Standing up three processes by hand every time is annoying, so I bundled it into zsh functions. Each one checks whether the service is already up and skips re-launching if so. Ollama gets used by other things (the multimodal Japanese RAG for one), so down doesn’t kill it.

genserver-up() {
  # ComfyUI
  if ! lsof -iTCP:8188 -sTCP:LISTEN >/dev/null 2>&1; then
    ( cd "$GENSERVER_COMFYUI" && \
      nohup "$GENSERVER_PY" main.py --listen 0.0.0.0 --port 8188 \
        > /tmp/comfyui.log 2>&1 & echo $! > /tmp/comfyui.pid )
  fi
  # Ollama
  pgrep -x ollama >/dev/null || \
    (nohup ollama serve > /tmp/ollama.log 2>&1 & echo $! > /tmp/ollama.pid)
  # genserver (FastAPI)
  if ! lsof -iTCP:7860 -sTCP:LISTEN >/dev/null 2>&1; then
    ( cd "$GENSERVER_DIR" && \
      nohup "$GENSERVER_PY" -m uvicorn app:app --host 0.0.0.0 --port 7860 \
        > /tmp/genserver.log 2>&1 & echo $! > /tmp/genserver.pid )
  fi
  echo "  tailnet: http://$(tailscale ip -4 | head -1):7860"
}

genserver-down() {
  for f in /tmp/genserver.pid /tmp/comfyui.pid; do
    [ -f "$f" ] && kill "$(cat $f)" 2>/dev/null && rm "$f"
  done
  lsof -tiTCP:7860 -sTCP:LISTEN 2>/dev/null | xargs -r kill 2>/dev/null
  lsof -tiTCP:8188 -sTCP:LISTEN 2>/dev/null | xargs -r kill 2>/dev/null
}

genserver-down-all() {
  genserver-down
  [ -f /tmp/ollama.pid ] && kill "$(cat /tmp/ollama.pid)" && rm /tmp/ollama.pid
}

genserver-status() {
  lsof -iTCP -sTCP:LISTEN 2>/dev/null | grep -E '7860|8188|11434'
}

genserver-logs() { tail -f /tmp/genserver.log /tmp/comfyui.log; }

genserver-up brings up the three processes → open the browser, generate → genserver-down shuts them off. ComfyUI grabs 5GB+ of VRAM at startup, so I want it explicitly down when I’m not using it.

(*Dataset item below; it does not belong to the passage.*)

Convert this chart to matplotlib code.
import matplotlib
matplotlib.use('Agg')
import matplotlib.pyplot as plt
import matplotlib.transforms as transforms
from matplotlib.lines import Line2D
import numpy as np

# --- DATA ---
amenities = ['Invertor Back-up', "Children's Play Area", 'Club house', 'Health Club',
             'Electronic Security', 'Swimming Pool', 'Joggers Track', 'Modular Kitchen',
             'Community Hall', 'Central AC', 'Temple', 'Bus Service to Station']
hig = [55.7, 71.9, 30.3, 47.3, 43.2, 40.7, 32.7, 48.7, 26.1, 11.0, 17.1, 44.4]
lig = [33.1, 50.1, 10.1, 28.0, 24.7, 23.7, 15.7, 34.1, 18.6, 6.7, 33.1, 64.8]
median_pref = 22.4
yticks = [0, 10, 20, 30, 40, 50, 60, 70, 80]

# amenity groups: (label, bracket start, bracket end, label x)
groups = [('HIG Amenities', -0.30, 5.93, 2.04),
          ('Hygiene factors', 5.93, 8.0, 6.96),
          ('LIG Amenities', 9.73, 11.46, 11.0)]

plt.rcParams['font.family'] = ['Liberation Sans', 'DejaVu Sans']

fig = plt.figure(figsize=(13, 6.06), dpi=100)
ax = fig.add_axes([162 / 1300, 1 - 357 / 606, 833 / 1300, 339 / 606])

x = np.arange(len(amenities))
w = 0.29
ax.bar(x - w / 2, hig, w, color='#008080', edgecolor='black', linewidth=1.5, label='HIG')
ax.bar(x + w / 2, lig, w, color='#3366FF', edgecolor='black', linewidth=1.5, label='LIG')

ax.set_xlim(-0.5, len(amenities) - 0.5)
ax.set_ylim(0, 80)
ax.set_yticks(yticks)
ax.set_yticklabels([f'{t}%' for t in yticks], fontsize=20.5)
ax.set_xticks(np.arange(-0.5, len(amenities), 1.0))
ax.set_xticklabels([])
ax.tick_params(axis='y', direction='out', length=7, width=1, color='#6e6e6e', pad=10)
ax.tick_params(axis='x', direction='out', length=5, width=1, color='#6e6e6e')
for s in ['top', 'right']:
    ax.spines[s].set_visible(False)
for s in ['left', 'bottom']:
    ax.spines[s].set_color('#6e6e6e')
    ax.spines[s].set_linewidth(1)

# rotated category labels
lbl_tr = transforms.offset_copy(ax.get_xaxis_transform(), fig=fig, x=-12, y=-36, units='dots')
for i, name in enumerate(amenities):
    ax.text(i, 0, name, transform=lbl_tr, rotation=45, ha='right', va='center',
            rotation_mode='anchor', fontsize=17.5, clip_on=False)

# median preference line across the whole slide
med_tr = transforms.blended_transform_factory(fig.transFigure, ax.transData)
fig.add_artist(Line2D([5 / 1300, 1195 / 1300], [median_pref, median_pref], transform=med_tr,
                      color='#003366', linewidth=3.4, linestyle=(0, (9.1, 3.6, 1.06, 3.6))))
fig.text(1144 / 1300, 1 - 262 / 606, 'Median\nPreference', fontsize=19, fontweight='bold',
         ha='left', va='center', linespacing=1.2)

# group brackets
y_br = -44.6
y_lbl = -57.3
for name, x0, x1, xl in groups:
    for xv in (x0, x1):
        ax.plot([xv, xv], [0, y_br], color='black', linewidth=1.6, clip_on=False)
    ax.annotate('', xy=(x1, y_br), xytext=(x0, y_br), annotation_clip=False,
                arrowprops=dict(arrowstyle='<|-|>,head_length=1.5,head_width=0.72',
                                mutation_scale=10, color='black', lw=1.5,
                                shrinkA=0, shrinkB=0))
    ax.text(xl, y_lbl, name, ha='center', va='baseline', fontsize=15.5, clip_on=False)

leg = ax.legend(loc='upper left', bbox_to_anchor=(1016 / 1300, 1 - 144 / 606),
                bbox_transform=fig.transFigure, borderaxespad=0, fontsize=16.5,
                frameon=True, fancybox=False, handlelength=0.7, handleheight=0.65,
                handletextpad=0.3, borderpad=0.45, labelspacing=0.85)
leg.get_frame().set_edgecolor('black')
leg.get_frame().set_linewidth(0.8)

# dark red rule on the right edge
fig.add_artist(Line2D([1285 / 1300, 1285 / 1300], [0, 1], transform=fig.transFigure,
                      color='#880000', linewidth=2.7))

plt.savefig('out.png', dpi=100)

Booby traps from previous articles, encoded into the wrapper

Working on this wrapper, I found I was just turning past mistakes into avoidance logic. Worth writing down so they don’t bite again.

CLIPLoader’s type is qwen_image: Anima’s text encoder is Qwen3 0.6B-based, and ComfyUI internally identifies it as qwen_image (source article). Passing anima gets rejected.
mflux needs the -flux2-suffixed CLI: mflux-generate --model flux2-klein-4b blows up because text_encoder_2 doesn’t exist. FLUX.2 Klein uses Qwen3 alone, and the CLIs are split for that reason.
mflux i2i is a different CLI (-edit) with a plural --image-paths: the regular --image-path runs the weak latent-denoise i2i and the background just won’t change.
Run ComfyUI with the GUI, hit the API: headless launch hits an [Errno 22] from tqdm’s flush() going through ComfyUI’s LogInterceptor (source article). Keep the browser UI alive with --listen 0.0.0.0 and have the wrapper hit the API only.

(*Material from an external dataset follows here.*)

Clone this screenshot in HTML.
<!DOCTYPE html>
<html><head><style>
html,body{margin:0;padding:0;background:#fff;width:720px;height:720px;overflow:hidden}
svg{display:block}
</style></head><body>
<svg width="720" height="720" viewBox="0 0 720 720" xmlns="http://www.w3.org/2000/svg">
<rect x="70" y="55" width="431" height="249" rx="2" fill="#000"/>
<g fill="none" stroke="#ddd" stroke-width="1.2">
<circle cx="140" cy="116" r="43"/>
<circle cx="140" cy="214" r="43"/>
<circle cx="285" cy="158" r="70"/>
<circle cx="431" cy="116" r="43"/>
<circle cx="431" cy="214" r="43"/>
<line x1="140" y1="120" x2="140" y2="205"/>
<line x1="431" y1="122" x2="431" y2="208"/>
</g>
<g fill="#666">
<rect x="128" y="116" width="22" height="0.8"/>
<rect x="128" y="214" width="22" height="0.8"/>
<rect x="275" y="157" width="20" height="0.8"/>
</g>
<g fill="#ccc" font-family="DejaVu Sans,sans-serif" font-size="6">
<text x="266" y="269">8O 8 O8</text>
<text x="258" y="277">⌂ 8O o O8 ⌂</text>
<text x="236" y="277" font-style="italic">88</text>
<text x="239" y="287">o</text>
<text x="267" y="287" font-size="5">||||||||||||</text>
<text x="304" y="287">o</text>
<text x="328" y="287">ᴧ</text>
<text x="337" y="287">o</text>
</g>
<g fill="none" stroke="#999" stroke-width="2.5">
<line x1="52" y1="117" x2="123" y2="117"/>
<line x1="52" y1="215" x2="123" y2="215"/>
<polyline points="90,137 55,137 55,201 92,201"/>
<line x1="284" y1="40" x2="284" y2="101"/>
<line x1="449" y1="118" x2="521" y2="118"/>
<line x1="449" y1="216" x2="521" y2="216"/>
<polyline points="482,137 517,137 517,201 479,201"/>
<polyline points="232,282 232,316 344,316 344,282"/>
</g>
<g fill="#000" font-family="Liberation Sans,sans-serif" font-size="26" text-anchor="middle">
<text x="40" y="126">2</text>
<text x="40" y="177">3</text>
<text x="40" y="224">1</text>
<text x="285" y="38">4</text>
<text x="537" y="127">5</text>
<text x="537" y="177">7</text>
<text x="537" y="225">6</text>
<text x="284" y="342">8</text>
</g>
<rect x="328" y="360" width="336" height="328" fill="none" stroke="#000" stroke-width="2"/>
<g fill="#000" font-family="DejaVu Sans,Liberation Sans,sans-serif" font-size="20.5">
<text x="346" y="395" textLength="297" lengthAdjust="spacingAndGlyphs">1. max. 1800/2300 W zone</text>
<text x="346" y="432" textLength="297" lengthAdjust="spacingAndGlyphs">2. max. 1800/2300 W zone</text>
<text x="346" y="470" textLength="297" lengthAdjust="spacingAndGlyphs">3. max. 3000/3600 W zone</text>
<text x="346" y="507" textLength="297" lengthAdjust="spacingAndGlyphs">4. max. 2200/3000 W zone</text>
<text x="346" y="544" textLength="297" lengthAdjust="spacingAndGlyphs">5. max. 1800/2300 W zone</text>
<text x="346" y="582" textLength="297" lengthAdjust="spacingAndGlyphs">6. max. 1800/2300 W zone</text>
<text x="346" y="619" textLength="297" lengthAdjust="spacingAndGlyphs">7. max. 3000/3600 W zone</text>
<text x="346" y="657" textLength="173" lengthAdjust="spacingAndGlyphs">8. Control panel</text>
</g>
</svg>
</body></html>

The actual three-engine glue could fit in 200 lines, but getting it to a state where none of these traps fires costs real time. This time I got to recover all of it from past articles.

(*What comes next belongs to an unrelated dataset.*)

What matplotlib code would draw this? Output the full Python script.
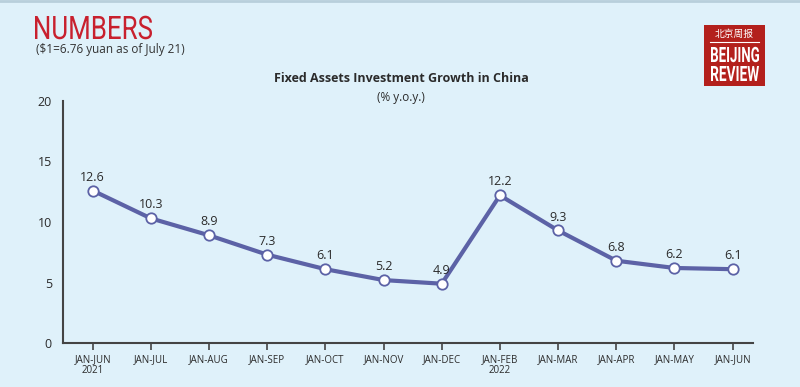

Things I considered keeping out

WebSocket progress bar: ComfyUI’s /ws exposes step-level progress events, so it’s possible to put a real progress indicator in the UI. I built it, then took it back out — it wasn’t worth the simplicity hit on top of polling. Generations finish in tens of seconds to a few minutes; a spinner is enough.
Externalizing model config to YAML: I was tempted to pull MODELS = {...} out into models.yaml, but it’s for me, so the Python dict stays. When I add a model, opening one file shows me everything.
LoRA selection in the UI: kanachan-only is fine. If I ever need multiple LoRAs I’ll add a dropdown.